EXERCISE TASK: Please quote exactly the opening lines of the data, from the first line to the one where "W, H = 621, 437" appears.

___ SOURCE EXCERPT ___

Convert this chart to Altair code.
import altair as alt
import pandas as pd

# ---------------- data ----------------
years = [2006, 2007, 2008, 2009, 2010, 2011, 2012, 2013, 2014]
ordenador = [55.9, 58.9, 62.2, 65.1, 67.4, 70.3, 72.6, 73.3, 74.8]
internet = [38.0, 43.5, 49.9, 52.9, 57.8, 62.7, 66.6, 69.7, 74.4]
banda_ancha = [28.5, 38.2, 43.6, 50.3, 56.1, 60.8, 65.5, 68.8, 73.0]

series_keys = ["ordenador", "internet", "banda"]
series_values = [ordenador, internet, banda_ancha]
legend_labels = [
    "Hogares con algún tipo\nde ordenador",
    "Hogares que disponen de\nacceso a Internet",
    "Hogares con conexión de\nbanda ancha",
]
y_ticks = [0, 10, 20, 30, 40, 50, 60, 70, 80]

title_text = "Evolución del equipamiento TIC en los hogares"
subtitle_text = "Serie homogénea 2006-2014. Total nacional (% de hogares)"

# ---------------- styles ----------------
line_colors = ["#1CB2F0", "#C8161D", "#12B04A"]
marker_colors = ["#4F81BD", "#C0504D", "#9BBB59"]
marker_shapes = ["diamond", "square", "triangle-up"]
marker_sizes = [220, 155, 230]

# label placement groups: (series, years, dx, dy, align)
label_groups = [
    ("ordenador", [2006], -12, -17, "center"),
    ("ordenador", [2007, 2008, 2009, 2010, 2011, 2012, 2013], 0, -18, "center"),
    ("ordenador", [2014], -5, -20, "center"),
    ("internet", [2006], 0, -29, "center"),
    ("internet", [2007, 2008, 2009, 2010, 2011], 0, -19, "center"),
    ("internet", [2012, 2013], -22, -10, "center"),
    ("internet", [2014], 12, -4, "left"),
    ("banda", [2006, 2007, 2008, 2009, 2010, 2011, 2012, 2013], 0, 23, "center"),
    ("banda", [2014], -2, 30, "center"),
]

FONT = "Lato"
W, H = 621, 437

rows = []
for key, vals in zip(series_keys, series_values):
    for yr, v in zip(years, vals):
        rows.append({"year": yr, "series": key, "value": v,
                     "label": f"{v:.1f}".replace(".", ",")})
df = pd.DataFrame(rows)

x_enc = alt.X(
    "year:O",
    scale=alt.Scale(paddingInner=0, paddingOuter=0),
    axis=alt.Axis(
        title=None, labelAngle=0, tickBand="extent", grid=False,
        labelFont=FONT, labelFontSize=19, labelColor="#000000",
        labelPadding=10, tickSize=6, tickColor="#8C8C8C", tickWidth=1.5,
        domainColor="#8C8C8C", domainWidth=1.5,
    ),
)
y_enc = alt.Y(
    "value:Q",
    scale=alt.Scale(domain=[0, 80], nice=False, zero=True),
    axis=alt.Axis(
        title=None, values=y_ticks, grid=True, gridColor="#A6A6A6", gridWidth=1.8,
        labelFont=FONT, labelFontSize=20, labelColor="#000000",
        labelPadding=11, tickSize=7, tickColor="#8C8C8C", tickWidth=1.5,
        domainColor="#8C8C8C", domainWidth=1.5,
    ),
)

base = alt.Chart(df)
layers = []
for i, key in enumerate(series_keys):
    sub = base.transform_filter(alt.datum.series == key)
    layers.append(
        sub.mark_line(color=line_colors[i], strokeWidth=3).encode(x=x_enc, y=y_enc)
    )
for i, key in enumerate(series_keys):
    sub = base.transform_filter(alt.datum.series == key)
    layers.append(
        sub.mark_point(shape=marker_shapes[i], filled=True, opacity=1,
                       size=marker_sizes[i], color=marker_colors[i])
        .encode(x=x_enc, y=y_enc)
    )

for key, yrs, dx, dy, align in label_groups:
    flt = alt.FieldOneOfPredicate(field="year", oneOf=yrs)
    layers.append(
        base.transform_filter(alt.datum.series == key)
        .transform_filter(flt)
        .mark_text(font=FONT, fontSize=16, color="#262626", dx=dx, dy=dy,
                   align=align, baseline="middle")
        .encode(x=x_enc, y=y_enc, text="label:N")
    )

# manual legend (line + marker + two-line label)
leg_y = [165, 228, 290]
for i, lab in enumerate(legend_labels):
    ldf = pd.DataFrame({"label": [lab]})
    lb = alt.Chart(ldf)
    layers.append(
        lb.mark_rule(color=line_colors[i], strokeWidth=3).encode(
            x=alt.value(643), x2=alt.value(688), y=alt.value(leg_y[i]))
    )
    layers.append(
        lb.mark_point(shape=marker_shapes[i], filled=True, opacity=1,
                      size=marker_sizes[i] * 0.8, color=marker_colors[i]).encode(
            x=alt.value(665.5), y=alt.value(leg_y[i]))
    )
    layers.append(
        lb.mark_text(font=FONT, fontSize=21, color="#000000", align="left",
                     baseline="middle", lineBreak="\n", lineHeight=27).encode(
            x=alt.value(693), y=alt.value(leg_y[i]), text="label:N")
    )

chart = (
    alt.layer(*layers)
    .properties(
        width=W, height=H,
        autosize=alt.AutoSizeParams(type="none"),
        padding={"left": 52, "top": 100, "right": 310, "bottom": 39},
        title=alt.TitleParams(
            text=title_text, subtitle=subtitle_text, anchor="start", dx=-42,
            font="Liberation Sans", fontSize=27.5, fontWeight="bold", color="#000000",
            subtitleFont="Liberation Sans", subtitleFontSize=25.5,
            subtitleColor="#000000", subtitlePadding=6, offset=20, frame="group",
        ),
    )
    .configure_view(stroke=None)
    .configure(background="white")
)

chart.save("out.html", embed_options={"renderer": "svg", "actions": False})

___

ANSWER TO THE PROBLEM:
Convert this chart to Altair code.
import altair as alt
import pandas as pd

# ---------------- data ----------------
years = [2006, 2007, 2008, 2009, 2010, 2011, 2012, 2013, 2014]
ordenador = [55.9, 58.9, 62.2, 65.1, 67.4, 70.3, 72.6, 73.3, 74.8]
internet = [38.0, 43.5, 49.9, 52.9, 57.8, 62.7, 66.6, 69.7, 74.4]
banda_ancha = [28.5, 38.2, 43.6, 50.3, 56.1, 60.8, 65.5, 68.8, 73.0]

series_keys = ["ordenador", "internet", "banda"]
series_values = [ordenador, internet, banda_ancha]
legend_labels = [
    "Hogares con algún tipo\nde ordenador",
    "Hogares que disponen de\nacceso a Internet",
    "Hogares con conexión de\nbanda ancha",
]
y_ticks = [0, 10, 20, 30, 40, 50, 60, 70, 80]

title_text = "Evolución del equipamiento TIC en los hogares"
subtitle_text = "Serie homogénea 2006-2014. Total nacional (% de hogares)"

# ---------------- styles ----------------
line_colors = ["#1CB2F0", "#C8161D", "#12B04A"]
marker_colors = ["#4F81BD", "#C0504D", "#9BBB59"]
marker_shapes = ["diamond", "square", "triangle-up"]
marker_sizes = [220, 155, 230]

# label placement groups: (series, years, dx, dy, align)
label_groups = [
    ("ordenador", [2006], -12, -17, "center"),
    ("ordenador", [2007, 2008, 2009, 2010, 2011, 2012, 2013], 0, -18, "center"),
    ("ordenador", [2014], -5, -20, "center"),
    ("internet", [2006], 0, -29, "center"),
    ("internet", [2007, 2008, 2009, 2010, 2011], 0, -19, "center"),
    ("internet", [2012, 2013], -22, -10, "center"),
    ("internet", [2014], 12, -4, "left"),
    ("banda", [2006, 2007, 2008, 2009, 2010, 2011, 2012, 2013], 0, 23, "center"),
    ("banda", [2014], -2, 30, "center"),
]

FONT = "Lato"
W, H = 621, 437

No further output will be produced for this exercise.